I hope very much that there will be a solution or workaround for this problem!
Not yet – we are tracking a possible solution right now but I’m afraid there are no details I can provide just yet.
Hi Denny, Thanks for the post. I wanted to get your thoughts on this. I created a UDF that converts a binary value to a hex string since I think PowerPivot does not natively supports varbinary as a column type. When building the PowerPivot table I used a SQL query that first CASTs the case-sensitive string column to varbinary and then passes the binary value to the UDF. It appears that this yields a unique string column that can be used as the key.
select CaseSensitiveId
, dbo.udf_convertBinaryToHexString(CAST(CaseSensitiveId as varbinary)) AS PowerPivotId
FROM TableWithCaseSensitiveId
DAX measures built using the PowerPivotId column seem to work as required like distinct counts and the column maintains its uniqueness if case-sensitive values are added to the source database. Of course PowerPivot still aggregates over the case-sensitive column in a case-insensitive manner.

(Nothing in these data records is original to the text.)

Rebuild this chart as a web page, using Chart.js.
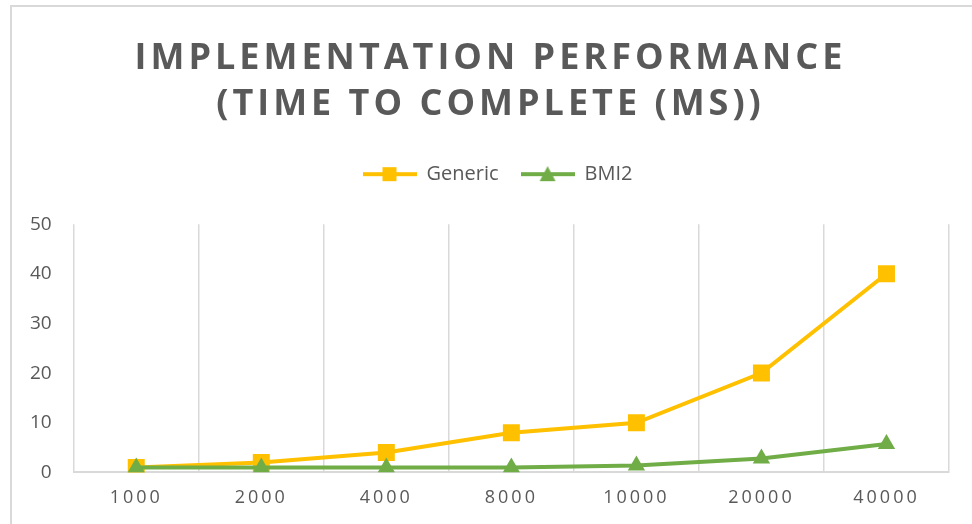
<!DOCTYPE html>
<html>
<head>
<meta charset="utf-8">
<title>Implementation performance</title>
<script src="https://cdn.jsdelivr.net/npm/chart.js@4.4.1/dist/chart.umd.min.js"></script>
<style>
  html, body { margin: 0; padding: 0; background: #fff; overflow: hidden; }
  #wrap { position: relative; width: 972px; height: 524px; }
  #frame {
    position: absolute; left: 10px; top: 5px; width: 1000px; height: 600px;
    border: 2px solid #d9d9d9; pointer-events: none;
  }
</style>
</head>
<body>
<div id="wrap">
  <canvas id="grafico" width="972" height="524"></canvas>
  <div id="frame"></div>
</div>
<script>
const categorias = ["1000", "2000", "4000", "8000", "10000", "20000", "40000"];
const generic = [1, 2, 4, 8, 10, 20, 40];
const bmi2 = [1, 1, 1, 1, 1.4, 2.8, 5.7];
const yTicks = [0, 10, 20, 30, 40, 50];

const gris = "#595959";
const amarillo = "#FFC000";
const verde = "#70AD47";

// legend swatch: line with the marker in the middle, like the series
function swatch(color, forma) {
    const c = document.createElement("canvas");
    c.width = 54; c.height = 18;
    const g = c.getContext("2d");
    g.strokeStyle = color;
    g.lineWidth = 4;
    g.beginPath(); g.moveTo(0, 9); g.lineTo(54, 9); g.stroke();
    g.fillStyle = color;
    if (forma === "rect") {
        g.fillRect(20, 2, 14, 14);
    } else {
        g.beginPath(); g.moveTo(27, 1); g.lineTo(35, 16); g.lineTo(19, 16); g.closePath(); g.fill();
    }
    return c;
}
const iconos = [swatch(amarillo, "rect"), swatch(verde, "triangle")];

// wraps a draw method with letter spacing and a small horizontal shift
function envolver(obj, metodo, espaciado, dx) {
    const orig = obj[metodo];
    obj[metodo] = function () {
        const ctx = this.ctx;
        ctx.save();
        ctx.letterSpacing = espaciado;
        ctx.translate(dx, 0);
        orig.apply(this, arguments);
        ctx.restore();
    };
}

// title/legend centred on the page, spaced x labels, room under the legend
const ajustes = {
    id: "ajustes",
    beforeLayout(chart) {
        const lg = chart.legend;
        if (lg && !lg._ajustado) {
            const fit = lg.fit;
            lg.fit = function () { fit.call(this); this.height += 30; };
            envolver(lg, "draw", "0px", 19);
            lg._ajustado = true;
        }
        const t = chart.titleBlock;
        if (t && !t._ajustado) {
            envolver(t, "draw", "4px", 12);
            t._ajustado = true;
        }
    },
    beforeDraw(chart) {
        const x = chart.scales.x;
        if (x && !x._ajustado) {
            envolver(x, "drawLabels", "3px", 0);
            x._ajustado = true;
        }
    }
};

new Chart("grafico", {
    type: "line",
    data: {
        labels: categorias,
        datasets: [{
            label: "Generic",
            data: generic,
            order: 1,
            borderColor: amarillo,
            backgroundColor: amarillo,
            borderWidth: 4,
            pointStyle: "rect",
            pointRadius: 12,
            pointHoverRadius: 12,
            pointBorderWidth: 0,
            tension: 0,
            fill: false
        }, {
            label: "BMI2",
            data: bmi2,
            order: 0, // green series sits on top of the yellow one
            borderColor: verde,
            backgroundColor: verde,
            borderWidth: 4,
            pointStyle: "triangle",
            pointRadius: 10,
            pointHoverRadius: 10,
            pointBorderWidth: 0,
            tension: 0,
            fill: false
        }]
    },
    options: {
        responsive: false,
        animation: false,
        layout: { padding: { left: 8, right: 23, top: 0, bottom: 0 } },
        plugins: {
            title: {
                display: true,
                text: ["IMPLEMENTATION PERFORMANCE", "(TIME TO COMPLETE (MS))"],
                color: gris,
                font: { family: "'Open Sans'", size: 36, weight: "bold", lineHeight: 1.28 },
                padding: { top: 36, bottom: 14 }
            },
            legend: {
                display: true,
                labels: {
                    color: gris,
                    font: { family: "'Open Sans'", size: 20 },
                    usePointStyle: true,
                    pointStyleWidth: 54,
                    padding: 22,
                    sort: (a, b) => a.datasetIndex - b.datasetIndex,
                    generateLabels(chart) {
                        const items = Chart.defaults.plugins.legend.labels.generateLabels(chart);
                        items.forEach(it => { it.pointStyle = iconos[it.datasetIndex]; });
                        return items;
                    }
                }
            },
            tooltip: { enabled: false }
        },
        scales: {
            x: {
                offset: true,
                grid: { display: true, offset: true, color: "#d9d9d9", lineWidth: 1.5, drawTicks: false },
                border: { display: true, color: "#d9d9d9", width: 2 },
                ticks: { color: gris, font: { family: "'Open Sans'", size: 18 }, padding: 15, maxRotation: 0 }
            },
            y: {
                min: 0,
                max: 50,
                afterBuildTicks(axis) { axis.ticks = yTicks.map(v => ({ value: v })); },
                grid: { display: false, drawTicks: false },
                border: { display: false },
                ticks: { color: gris, font: { family: "'Open Sans'", size: 19 }, padding: 22 }
            }
        }
    },
    plugins: [ajustes]
});
</script>
</body>
</html>
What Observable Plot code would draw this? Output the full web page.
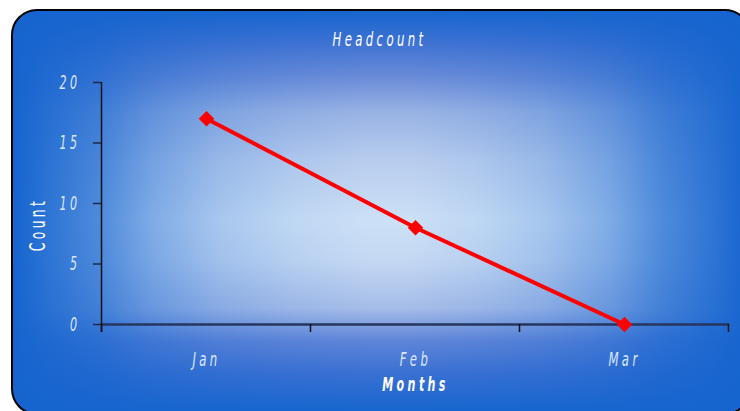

Just thought I’d throw this idea out as a way of possibly keeping loads from blowing up and get your thoughts. You see any issues with this approach? Am I missing something?
Not sure – it sounds like it makes sense though. Why not test it out and post back on the results? Or write a new blog post if it works? 🙂
Hi Denny, I did some additional testing and have a short write-up if interested, I learned that SQL 2008 and above have built-in binary to Hex string conversion using CONVERT, so the PowerPivot Table Import SQL does not require a UDF and becomes:
select CaseSensitiveKey
, CONVERT(varchar(MAX)
,CAST(CaseSensitiveKey as varbinary)
,1
) AS PowerPivotKey
FROM TableWithCaseSensitiveKey
Table relationships built on the PowerPivotKey appear to be safe from duplicate key errors when case-sensitive unique keys are added to the source database. This is really just another version of the workaround you suggested but can be done on the client without creating a view on the server.
Yes, that would be very intresting – please do send me the write up and perhaps I can link back to your post as well, eh?!